Industrials
Molycorp Rare Earths Quality Confession Worse Than Secondary Offering
Published:
Molycorp Inc. (NYSE: MCP) is showing its new shareholders buying into the rare earths trade late in the game that it still has a tendency to shaft the value of their investment in the company. This stock already was trading low at $7.10 on Monday, but news of a secondary stock offering is another reminder that it will punish shareholders if need be. What is worse is the disclosure from the filings about the quality and expectations of the rare earth materials and the quality as well.
On the heels of a new chief executive, Molycorp now has projected that it will run at negative cash flows and will have to raise additional capital. The company announced that it will sell up to $200 million of its common stock, subject to market and other conditions.
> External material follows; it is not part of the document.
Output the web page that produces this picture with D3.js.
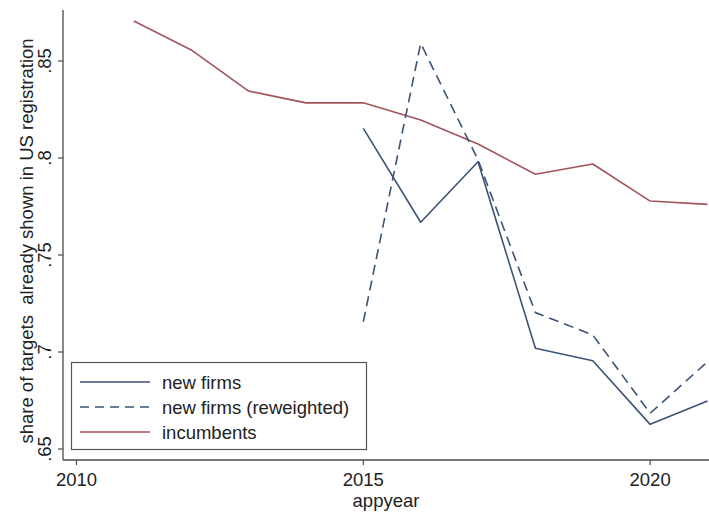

Molycorp disclosed that it plans to use the net proceeds received from this offering to fund its current needs for capital expenditures and other cash requirements at its Mountain Pass, Calif., facility. The joint book runners for the offering will include Morgan Stanley, Goldman Sachs and J.P. Morgan Securities.
The company’s SEC filing disclosure said, “Subsequent to January 2013, a number of developments have occurred that have reduced our cash cushion to a level below what we view as sufficient to ensure we will have no substantial concern about our ability to finance ourselves.”
What the filing really shows is that Molycorp’s rare earths might not be the great source that investors thought the company had. Molycorp projected that approximately 48.8% of the rare earth material contained in the Mountain Pass facility bastnasite ore is cerium, which is considered a lower demand product.
The company has said that it anticipates that SorbXTM can help stimulate demand for cerium in the longer term, but it also disclosed that cerium sales from the facility have not been meaningful in the past several quarters. More importantly, Molycorp is confessing that this trend is expected to continue for some time, until SorbXTM achieves greater market penetration.
Another risk here is that Molycorp’s new budget reflects an assumption that it will be able to sell a substantial portion of its cerium beginning in the first quarter of 2014, once its current SorbXTM testing for various uses is completed and as the company qualifies its cerium for use in other products. That being said, it also projected that it will be unable to sell a substantial portion of its cerium production during 2014.
The disclosures and projections on other aspects of the rare earths and the Mountain Pass facility are lacking heavily as well. In fact, Molycorp’s projections for rare earth investors look as though things are going from bad to far worse. There are too many to recite, but the SEC filing summary here shows just how bad things are.
Molycorp shares were trading down a whopping 18% to $5.84, against a 52-week range of $4.70 to $11.89. Yahoo! Finance showed the market cap after the drop as $1.1 billion, and that is prior to determining whether to use new shares in the calculation.
Things just went from bad to worse for Molycorp. It turns out that having a huge deposit of rare earth materials has to be qualified into good rare earths and bad rare earths. Imagine that.